▶ WHAT THE EXERCISE ASKS: Among the lines of the listing below, retype exactly those from the one containing "Clone this chart" through the one containing "XAxis, YAxis, ReferenceDot", both included. Do not include pictures.

▶ RECORDED INFORMATION:
..............................

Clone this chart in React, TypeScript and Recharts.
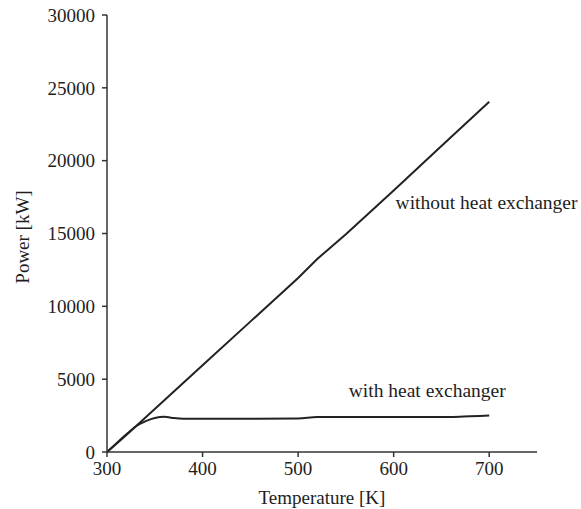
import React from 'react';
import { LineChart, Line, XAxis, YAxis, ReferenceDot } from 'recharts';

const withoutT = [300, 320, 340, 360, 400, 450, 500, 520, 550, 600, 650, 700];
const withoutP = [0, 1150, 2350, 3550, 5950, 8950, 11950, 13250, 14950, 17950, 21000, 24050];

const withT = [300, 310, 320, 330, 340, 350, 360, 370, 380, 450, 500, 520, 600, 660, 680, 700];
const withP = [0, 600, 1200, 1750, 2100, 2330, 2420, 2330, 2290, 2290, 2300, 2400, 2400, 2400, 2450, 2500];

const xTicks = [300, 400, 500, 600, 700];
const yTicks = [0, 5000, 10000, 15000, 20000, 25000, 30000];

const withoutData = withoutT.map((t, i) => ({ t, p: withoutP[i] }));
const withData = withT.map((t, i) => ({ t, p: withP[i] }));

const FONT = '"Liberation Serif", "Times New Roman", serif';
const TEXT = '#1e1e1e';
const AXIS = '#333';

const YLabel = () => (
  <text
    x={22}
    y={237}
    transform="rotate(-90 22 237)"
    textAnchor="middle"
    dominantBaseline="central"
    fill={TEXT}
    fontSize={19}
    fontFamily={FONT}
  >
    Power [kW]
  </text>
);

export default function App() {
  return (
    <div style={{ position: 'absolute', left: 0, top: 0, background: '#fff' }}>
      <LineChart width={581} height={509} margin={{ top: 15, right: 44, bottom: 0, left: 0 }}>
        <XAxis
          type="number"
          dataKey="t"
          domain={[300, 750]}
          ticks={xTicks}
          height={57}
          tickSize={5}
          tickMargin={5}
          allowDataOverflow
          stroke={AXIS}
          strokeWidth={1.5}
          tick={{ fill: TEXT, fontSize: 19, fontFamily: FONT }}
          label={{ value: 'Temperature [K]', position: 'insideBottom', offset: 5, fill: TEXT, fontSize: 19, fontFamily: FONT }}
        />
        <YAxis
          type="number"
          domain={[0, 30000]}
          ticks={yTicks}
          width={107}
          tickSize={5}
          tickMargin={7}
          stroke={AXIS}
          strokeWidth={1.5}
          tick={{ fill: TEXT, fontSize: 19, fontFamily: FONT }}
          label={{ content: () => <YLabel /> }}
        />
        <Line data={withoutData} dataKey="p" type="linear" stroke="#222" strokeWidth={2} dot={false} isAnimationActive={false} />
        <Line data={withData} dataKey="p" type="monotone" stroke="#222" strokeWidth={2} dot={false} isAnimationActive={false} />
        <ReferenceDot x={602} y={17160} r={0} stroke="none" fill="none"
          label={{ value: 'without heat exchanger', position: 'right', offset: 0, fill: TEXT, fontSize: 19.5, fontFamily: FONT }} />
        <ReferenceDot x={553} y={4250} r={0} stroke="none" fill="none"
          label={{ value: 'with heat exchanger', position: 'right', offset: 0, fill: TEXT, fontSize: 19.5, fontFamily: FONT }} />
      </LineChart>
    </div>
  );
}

..............................

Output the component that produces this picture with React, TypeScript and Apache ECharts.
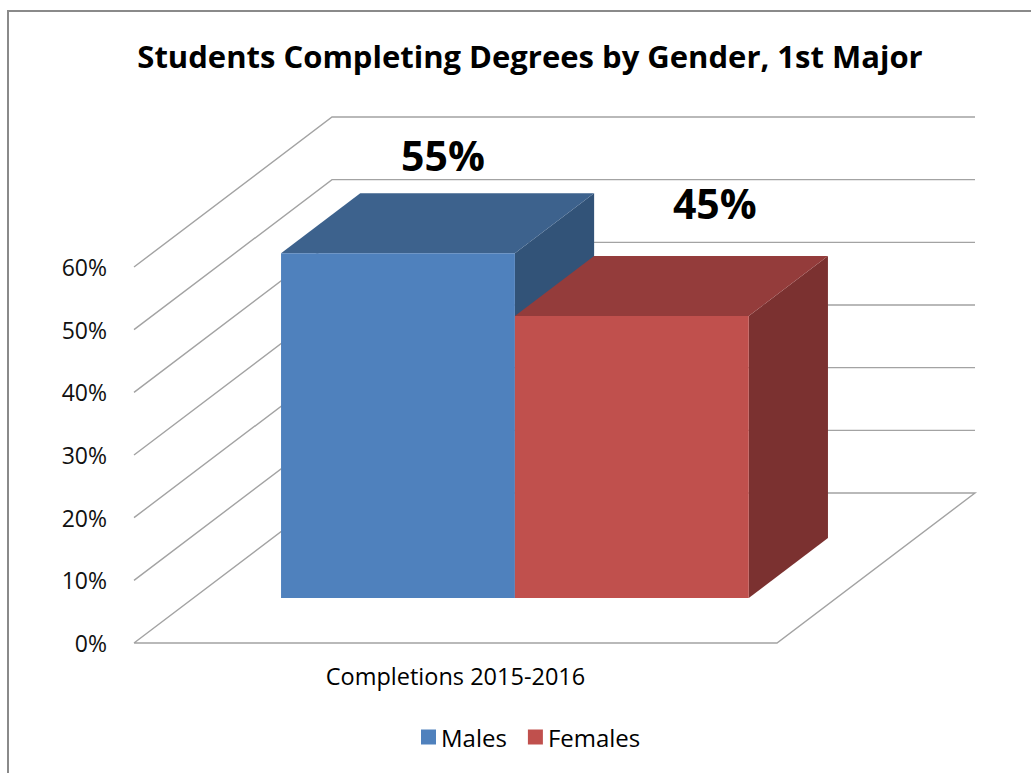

..............................

▶ FINAL ANSWER:
Clone this chart in React, TypeScript and Recharts.
import React from 'react';
import { LineChart, Line, XAxis, YAxis, ReferenceDot } from 'recharts';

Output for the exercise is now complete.